Polls show that a solid Israeli majority supports the roadmap.

Ambiguous

There is debate in Israel about what the prime minister is really up to.
Jewish settlements in the West Bank
Mr Sharon has long insisted Israel must control half the West Bank

Some analysts believe his new moves are only tactical, concealing old policies of expanding Jewish settlements in the occupied territories.

Others believe he does want to achieve a settlement of the conflict in his final term as prime minister.

Mr Sharon's view of the roadmap is ambiguous enough to allow for both readings.

For example, he says he accepts its call for a provisional Palestinian state before a final peace treaty.

But where the roadmap is vague about the entity, Mr Sharon is clear: he has said it will cover no more than 50% of the West Bank and have no control of its borders.

That would allow him to keep most of the settlements in place, consistent with his long-held position that Israel needs to control at least half of the West Bank for its security interests.

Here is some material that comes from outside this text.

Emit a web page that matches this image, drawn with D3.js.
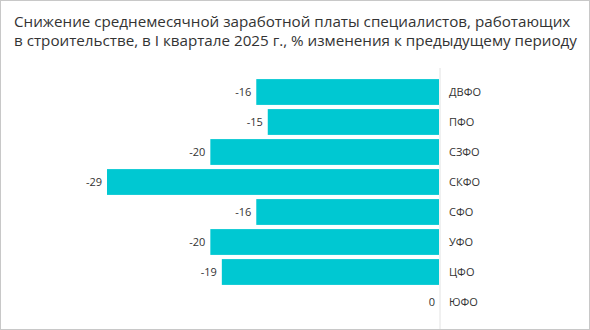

What is yet to be tested is whether this would be compatible with George Bush's vision of a viable Palestinian state

At the Arab summit in Sharm el-Sheikh marking his engagement in the peace process the US president said Israel would have to deal with the settlements and make sure the Palestinians had territory continuous enough to call home.

Palestinians fear the provisional arrangement could become Ariel Sharon's permanent solution.

For them it would be a state in name, but occupation in practice, and it would not end the conflict.